Figure 1 shows the forgetting curves for five most used skills from all the datasets. For datasets funtoot and Algebra I 2005–2006, as shown in Figs. 1A and 1C, either there is a slight increase in predictions for gap#3–gap#5 or they remain steady. However, for Assistments dataset shown in Fig. 1B, there is a steady decline in predictions as the time-gap increases. Across all the three datasets, there is a slight increase in prediction following gap#8.

Fig. 1.
figure 1

Forgetting curves for skills from Algebra I 2005-2006 dataset

4 Discussion and Conclusion

This work attempts to incorporate and model time-gap into Deep Knowledge Tracing. The predictability of the student performance decreases systematically with the increase in time-gaps for DKT (indicated by AUC and \(R^{2}\)) which remains the same even after modeling the time-gap in DKT-t. However, \(R^{2}\) is comparatively higher with DKT-t than DKT for larger time-gaps. For Algebra I 2005-2006 dataset, the predictability with DKT-t improved by 0.14 AUC units.

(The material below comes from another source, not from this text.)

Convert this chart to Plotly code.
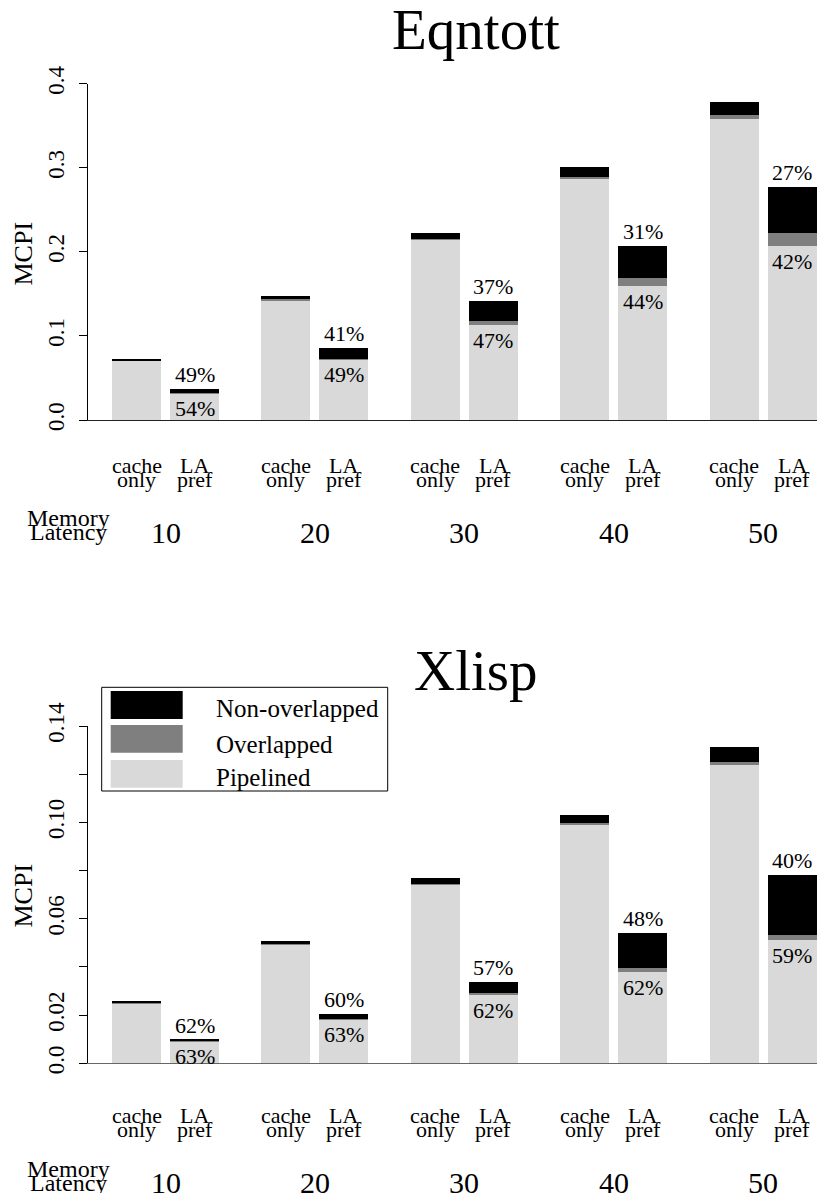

Since DKT considers only the ordering of the student responses, we observe that it heavily over-predicts the next response performance following larger time-gaps. DKT-t reduces these residuals between the actual and predicted performances.

The forgetting curves across all the three datasets demonstrate the decay of knowledge as time progresses. The predicted performance for gap#1 is slightly lower than the gap#2–gap#5 for some skills. In gap#1, students might be gaming the system or moving on to the next problem too quickly with little introspection. We need to study and validate this hypothesis in the future work. Additionally, there is a rise in the predicted performance following gap#8. We are not clear about the reason behind this.

One of the main contributions of this work is the unique approach to trace the forgetting curve using the historical student responses generated on the digital tutors. These models have the potential to empower the researchers to simulate various learning scenarios and theories and get the sense of their effects on learning and forgetting.